Desde esta perspectiva -una malla de protección, máquinas retroexcavadoras, construcciones a lado y lado- el histórico tiene un carácter quizá un poco gótico, al mejor estilo de Batman en la versión de Tim Burton. Según Prado, la remodelación terminará a finales de marzo de 2004.
La caravana, entonces, se pierde en la oscuridad y Prado recuerda que hace unos meses tuvo un susto: "Estaba en la portería cuando escuché como a unos niños llorando. Comencé a caminar y los gritos se iban haciendo más fuertes. Al final, encontré dos gaticos haciendo el amor". A los gatos, también, les gusta venir a matar palomas; las palomas se cuadran en la parte alta de los párvulos -una zona de columnas que rodea buena parte del histórico-, que es donde entierran a los niños.
Por el camino -hay una llovizna que no se concreta- van quedando las tumbas de Francisco de Paula Santander, de Carlos Pizarro, de otros.

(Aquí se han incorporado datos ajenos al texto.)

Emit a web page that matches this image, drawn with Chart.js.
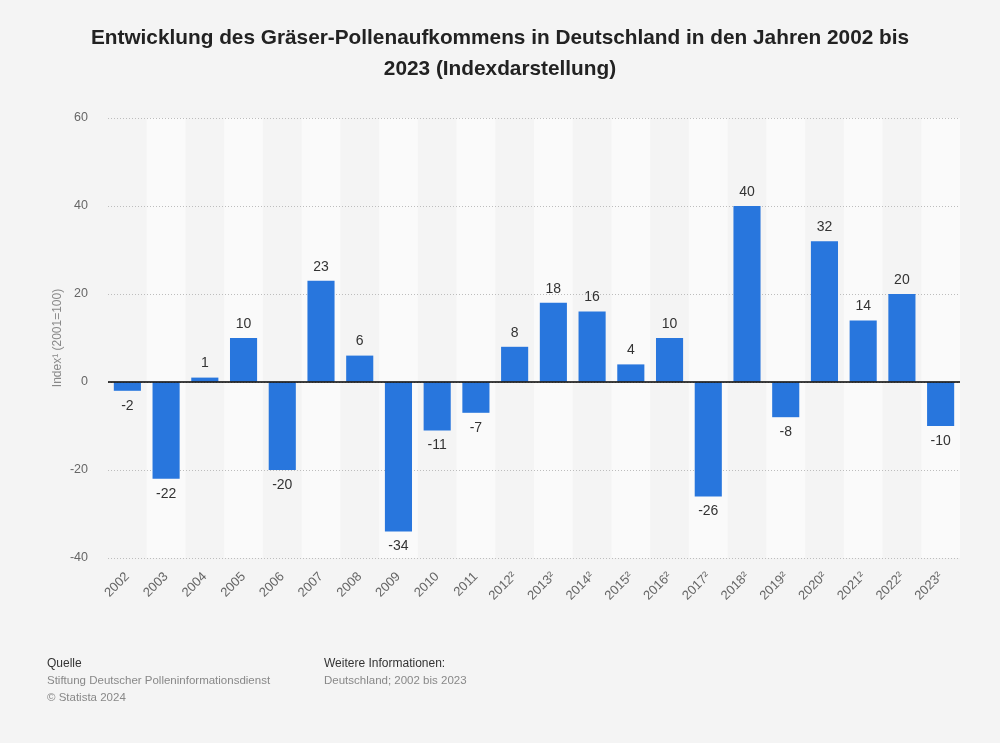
<!DOCTYPE html>
<html lang="de">
<head>
<meta charset="UTF-8">
<title>Gräser-Pollenaufkommen</title>
<script src="https://cdn.jsdelivr.net/npm/chart.js"></script>
<style>
  body { margin: 0; background: #f4f4f4; font-family: "Liberation Sans", Arial, sans-serif; }
  .wrap { position: relative; width: 1000px; height: 743px; }
  h1 { position: absolute; top: 21px; left: 0; width: 1000px; margin: 0; text-align: center;
       font-size: 20.8px; line-height: 31px; color: #222; font-weight: bold; }
  canvas { position: absolute; left: 0; top: 0; }
  .foot { position: absolute; top: 655px; font-size: 11.5px; line-height: 17px; color: #888; }
  .foot b { font-weight: normal; color: #333; font-size: 12px; }
</style>
</head>
<body>
<div class="wrap">
  <canvas id="chart" width="1000" height="743"></canvas>
  <h1>Entwicklung des Gräser-Pollenaufkommens in Deutschland in den Jahren 2002 bis<br>2023 (Indexdarstellung)</h1>
  <div class="foot" style="left:47px"><b>Quelle</b><br>Stiftung Deutscher Polleninformationsdienst<br>© Statista 2024</div>
  <div class="foot" style="left:324px"><b>Weitere Informationen:</b><br>Deutschland; 2002 bis 2023</div>
</div>
<script>
const years = ['2002', '2003', '2004', '2005', '2006', '2007', '2008', '2009', '2010', '2011',
  '2012²', '2013²', '2014²', '2015²', '2016²', '2017²', '2018²', '2019²', '2020²', '2021²', '2022²', '2023²'];
const indexValues = [-2, -22, 1, 10, -20, 23, 6, -34, -11, -7, 8, 18, 16, 4, 10, -26, 40, -8, 32, 14, 20, -10];
const yTicks = [-40, -20, 0, 20, 40, 60];

// helles Band hinter jeder zweiten Kategorie
const bands = {
  id: 'bands',
  beforeDraw(chart) {
    const { ctx, chartArea, scales } = chart;
    const step = scales.x.getPixelForValue(1) - scales.x.getPixelForValue(0);
    ctx.save();
    ctx.fillStyle = '#fafafa';
    years.forEach((y, i) => {
      if (i % 2 === 1) {
        const cx = scales.x.getPixelForValue(i);
        ctx.fillRect(cx - step / 2, chartArea.top, step, chartArea.bottom - chartArea.top);
      }
    });
    ctx.restore();
  }
};

// Nulllinie und Werte an den Balken
const labels = {
  id: 'labels',
  afterDatasetsDraw(chart) {
    const { ctx, chartArea, scales } = chart;
    const y0 = scales.y.getPixelForValue(0);
    ctx.save();
    ctx.strokeStyle = '#000';
    ctx.lineWidth = 1.5;
    ctx.beginPath();
    ctx.moveTo(chartArea.left, y0);
    ctx.lineTo(chartArea.right, y0);
    ctx.stroke();

    ctx.fillStyle = '#333';
    ctx.font = '14px "Liberation Sans", Arial, sans-serif';
    ctx.textAlign = 'center';
    chart.getDatasetMeta(0).data.forEach((bar, i) => {
      const v = indexValues[i];
      if (v >= 0) {
        ctx.textBaseline = 'bottom';
        ctx.fillText(String(v), bar.x, bar.y - 7);
      } else {
        ctx.textBaseline = 'top';
        ctx.fillText(String(v), bar.x, bar.y + 8);
      }
    });
    ctx.restore();
  }
};

new Chart(document.getElementById('chart'), {
  type: 'bar',
  data: {
    labels: years,
    datasets: [{
      data: indexValues,
      backgroundColor: '#2876dd',
      barPercentage: 0.7,
      categoryPercentage: 1.0
    }]
  },
  options: {
    responsive: false,
    animation: false,
    layout: { padding: { top: 118, right: 40, left: 46, bottom: 0 } },
    plugins: { legend: { display: false }, tooltip: { enabled: false } },
    scales: {
      x: {
        grid: { display: false },
        border: { display: false },
        ticks: {
          color: '#666', minRotation: 45, maxRotation: 45, autoSkip: false,
          font: { family: '"Liberation Sans", Arial, sans-serif', size: 13 }
        },
        afterFit(scale) { scale.height = 185; }
      },
      y: {
        min: -40, max: 60,
        afterBuildTicks(scale) { scale.ticks = yTicks.map(v => ({ value: v })); },
        grid: { color: '#bdbdbd', drawTicks: false },
        border: { display: false, dash: [1, 2] },
        ticks: {
          color: '#666', padding: 20,
          font: { family: '"Liberation Sans", Arial, sans-serif', size: 12.5 }
        },
        title: {
          display: true, text: 'Index¹ (2001=100)', color: '#888',
          font: { family: '"Liberation Sans", Arial, sans-serif', size: 12 }
        },
        afterFit(scale) { scale.width = 62; }
      }
    }
  },
  plugins: [bands, labels]
});
</script>
</body>
</html>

Algunos bustos, una capilla en medio de los árboles y, arriba, Monserrate iluminado.
A la salida, Prado se despide de Perdomo. Dentro de poco, el carro abandonará el Cementerio Central.
Ante el Mausoleo de los Militares, Perdomo enciende un cigarrillo y saluda a Pitufo, un tipo al que le pagan por mantener las canecas con agua. En una hora, el Cementerio Central abrirá las puertas.
Esta vez no ocurrió nada del otro mundo.